Thymianöl und der Winter in Maine

Gerard Donovan: Winter in Maine. Luchterhand 2009
Gerard Donovan: Winter in Maine. Luchterhand 2009

Gern würde ich euch eine Nase voll davon schicken, im ganzen Haus riecht es nach Thymianöl. Mein Mutti-Rezept für hustende Kinder: einen nassen Wattebausch mit Thymianöl tränken und ans Kopfende des Bettes legen. Wirkt prima!

Die Kinder sind seit heute fieberfrei und die Sache mit dem Husten kriegen wir auch noch hin. Neben dem Öl haben wir uns Ruhe verordnet und verbringen ein sehr, sehr entschleunigtes Wochenende.

Auf meinem gekauft-und-immer-noch-nicht-gelesen-Stapel liegt seit dem letzten Winter ein schmales Buch, das auf seine Stunde bis gestern gewartet hat. "Winter in Maine" von Gerard Donovan scheint mir gut zu einem Nachmittag zwischen Taschentüchern und Tee vor nasskalter Januarkulisse zu passen.

"Die Leute besiegen den Winter, indem sie nächtelang lesen und die Seiten hundertmal schneller umblättern, als ein Tag vergeht, kleine Zahnräder, die während all dieser Monate ein größeres in Bewegung halten. Der Winter ist fünfzig Bücher lang und heftet einen an die Stille wie ein augespießtes Insekt. Sätze verwandeln sich in einzelne Worte, und um zwölf Uhr verschmelzen die beiden Zeiger zu einem. Jeder Schritt versinkt im Norden. So ist die Zeit in Maine, das Weiß der Zeit." Spätestens mit diesem Abschnitt hat mich das Buch ganz und gar eingenommen. Und das hält an bis zur letzten Seite. Wunderschöne Sätze, wunderbar poetisch erzählt!

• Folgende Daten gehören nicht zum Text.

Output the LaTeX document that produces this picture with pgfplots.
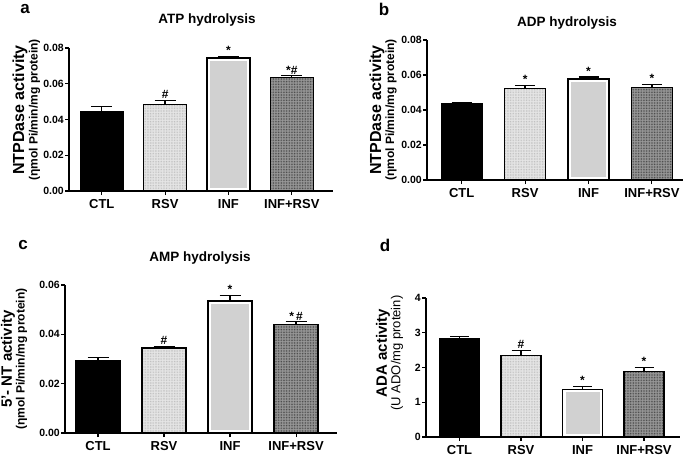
\documentclass[border=0pt]{standalone}
\usepackage{fontspec}
\setmainfont{Liberation Sans}
\usepackage{pgfplots}
\pgfplotsset{compat=1.18}
\usetikzlibrary{patterns.meta}

\definecolor{infgray}{gray}{0.82}
\definecolor{rsvbase}{gray}{0.90}
\definecolor{mixbase}{gray}{0.60}

\tikzset{sig/.style={anchor=south, inner sep=1.5pt, font=\fontsize{12}{13}\selectfont\bfseries}}

\pgfplotsset{
  panel/.style={
    scale only axis, anchor=south west,
    axis lines=left, axis line style={-, line width=1.1pt},
    ymin=0, tick align=outside, major tick length=4pt,
    tick style={line width=1.1pt, black},
    xtick={0,1,2,3}, xticklabels={CTL,RSV,INF,INF+RSV},
    x tick label style={font=\fontsize{13}{14}\selectfont\bfseries, yshift=-1pt},
    y tick label style={font=\fontsize{10.5}{12}\selectfont\bfseries, inner sep=1pt},
    scaled y ticks=false,
    /pgf/number format/assume math mode=true,
    /pgf/number format/.cd, fixed, fixed zerofill, precision=2, /pgfplots/.cd,
    ybar, axis on top, clip=false,
  },
  err/.style={
    error bars/.cd, y dir=plus, y explicit,
    error bar style={line width=1.3pt, black},
    error mark options={rotate=90, mark size=#1, line width=1.3pt, black},
  },
  ctl/.style={bar shift=0pt, fill=black, draw=black, line width=1.2pt},
  rsv/.style={bar shift=0pt, fill=rsvbase, draw=black, line width=1.2pt,
    postaction={pattern={Dots[distance=1.6pt, radius=0.35pt]}, pattern color=gray!70}},
  infin/.style={bar shift=0pt, fill=infgray, draw=white, line width=6pt},
  infout/.style={bar shift=0pt, fill=none, draw=black, line width=1.8pt},
  mix/.style={bar shift=0pt, fill=mixbase, draw=black, line width=1.2pt,
    postaction={pattern={Dots[distance=1.6pt, radius=0.45pt]}, pattern color=black!80}},
}

\begin{document}
\begin{tikzpicture}
\useasboundingbox (0,0) rectangle (685pt,-459pt);

% ---------- a: ATP ----------
\begin{axis}[panel, at={(69pt,-191pt)}, width=264pt, height=143pt,
  xmin=-0.517, xmax=3.65, ymax=0.08, ytick={0,0.02,...,0.081}, bar width=43pt]
\addplot[ctl, err=10.5pt] coordinates {(0,0.0444) +- (0,0.0028)};
\addplot[rsv, err=10.5pt] coordinates {(1,0.0485) +- (0,0.0021)};
\addplot[infin] coordinates {(2,0.0744)};
\addplot[infout, err=10.5pt] coordinates {(2,0.0744) +- (0,0.0009)};
\addplot[mix, err=10.5pt] coordinates {(3,0.0635) +- (0,0.0010)};
\node[sig] at (axis cs:1,0.0506) {\#};
\node[sig] at (axis cs:2,0.0753) {*};
\node[sig] at (axis cs:3,0.0645) {*\#};
\end{axis}

% ---------- b: ADP ----------
\begin{axis}[panel, at={(427pt,-180pt)}, width=256pt, height=140pt,
  xmin=-0.547, xmax=3.49, ymax=0.08, ytick={0,0.02,...,0.081}, bar width=41pt]
\addplot[ctl, err=10pt] coordinates {(0,0.0438) +- (0,0.0004)};
\addplot[rsv, err=10pt] coordinates {(1,0.0524) +- (0,0.0017)};
\addplot[infin] coordinates {(2,0.0577)};
\addplot[infout, err=10pt] coordinates {(2,0.0577) +- (0,0.0012)};
\addplot[mix, err=10pt] coordinates {(3,0.0530) +- (0,0.0017)};
\node[sig] at (axis cs:1,0.0541) {*};
\node[sig] at (axis cs:2,0.0589) {*};
\node[sig] at (axis cs:3,0.0547) {*};
\end{axis}

% ---------- c: AMP ----------
\begin{axis}[panel, at={(65pt,-433pt)}, width=272pt, height=148pt,
  xmin=-0.5, xmax=3.62, ymax=0.06, ytick={0,0.02,...,0.061}, bar width=44pt]
\addplot[ctl, err=10.5pt] coordinates {(0,0.0293) +- (0,0.0012)};
\addplot[rsv, err=10.5pt] coordinates {(1,0.0345) +- (0,0.0006)};
\addplot[infin] coordinates {(2,0.0535)};
\addplot[infout, err=10.5pt] coordinates {(2,0.0535) +- (0,0.0022)};
\addplot[mix, err=10.5pt] coordinates {(3,0.0440) +- (0,0.0011)};
\node[sig] at (axis cs:1,0.0351) {\#};
\node[sig] at (axis cs:2,0.0557) {*};
\node[sig] at (axis cs:3,0.0451) {*\,\#};
\end{axis}

% ---------- d: ADA ----------
\begin{axis}[panel, at={(426pt,-437pt)}, width=254pt, height=139pt,
  xmin=-0.545, xmax=3.585, ymax=4, ytick={0,1,2,3,4}, bar width=40pt,
  /pgf/number format/precision=0]
\addplot[ctl, err=9.5pt] coordinates {(0,2.82) +- (0,0.08)};
\addplot[rsv, err=9.5pt] coordinates {(1,2.35) +- (0,0.14)};
\addplot[infin] coordinates {(2,1.37)};
\addplot[infout, err=9.5pt] coordinates {(2,1.37) +- (0,0.09)};
\addplot[mix, err=9.5pt] coordinates {(3,1.89) +- (0,0.11)};
\node[sig] at (axis cs:1,2.49) {\#};
\node[sig] at (axis cs:2,1.46) {*};
\node[sig] at (axis cs:3,2.00) {*};
\end{axis}

% ---------- panel letters and titles ----------
\begin{scope}[every node/.style={font=\fontsize{17}{18}\selectfont\bfseries, inner sep=0pt}]
\node at (25pt,-9pt) {a};
\node at (384pt,-9pt) {b};
\node at (23pt,-245pt) {c};
\node at (385pt,-245pt) {d};
\end{scope}
\begin{scope}[every node/.style={font=\fontsize{13.5}{14}\selectfont\bfseries, inner sep=0pt}]
\node at (207pt,-20pt) {ATP hydrolysis};
\node at (567pt,-23pt) {ADP hydrolysis};
\node at (200pt,-258pt) {AMP hydrolysis};
\end{scope}

% ---------- y labels ----------
\begin{scope}[every node/.style={rotate=90, inner sep=0pt}]
\node[font=\fontsize{16}{17}\selectfont\bfseries] at (20pt,-110pt) {NTPDase activity};
\node[font=\fontsize{12}{13}\selectfont\bfseries] at (34.5pt,-110pt) {(ηmol Pi/min/mg protein)};
\node[font=\fontsize{16}{17}\selectfont\bfseries] at (377pt,-110pt) {NTPDase activity};
\node[font=\fontsize{12}{13}\selectfont\bfseries] at (391pt,-110pt) {(ηmol Pi/min/mg protein)};
\node[font=\fontsize{15}{16}\selectfont\bfseries] at (8pt,-359pt) {5'- NT activity};
\node[font=\fontsize{12}{13}\selectfont\bfseries] at (21.5pt,-359pt) {(ηmol Pi/min/mg protein)};
\node[font=\fontsize{15}{16}\selectfont\bfseries] at (383pt,-353pt) {ADA activity};
\node[font=\fontsize{13}{14}\selectfont] at (397pt,-353pt) {(U ADO/mg protein)};
\end{scope}
\end{tikzpicture}
\end{document}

Julius Winsome lebt in einer einsamen Hütte in den Wäldern von Maine. Er hat einen treuen und geliebten Begleiter, seinen Pitbullterrier Hobbes. Doch dann wird Hobbes erschossen und Julius fasst einen erschreckenden Entschluss. Er wird den Verlust rächen. 

Nüchtern, nachdenklich, dicht und klug erzählt kommt der Leser der Gefühlswelt von Julius Winsome nahe. Ein wunderschönes Buch, das anrührt und weit über den ersten Anschein der Geschichte -der Verhältnismäßigkeit zwischen dem Tod eines Hundes und der grausamen Rache- hinausausgeht.

"... aber bei den Ereignissen des Lebens muss man die eigene Anerkennung gewinnen. Es gibt niemanden, dem man etwas vorführen kann, niemanden, der sagt: Gut gemacht." 

Ein wunderbares Buch, das sich an einem kalten Wintertag im Februar wie von selbst liest. Unbedingt lesenswert!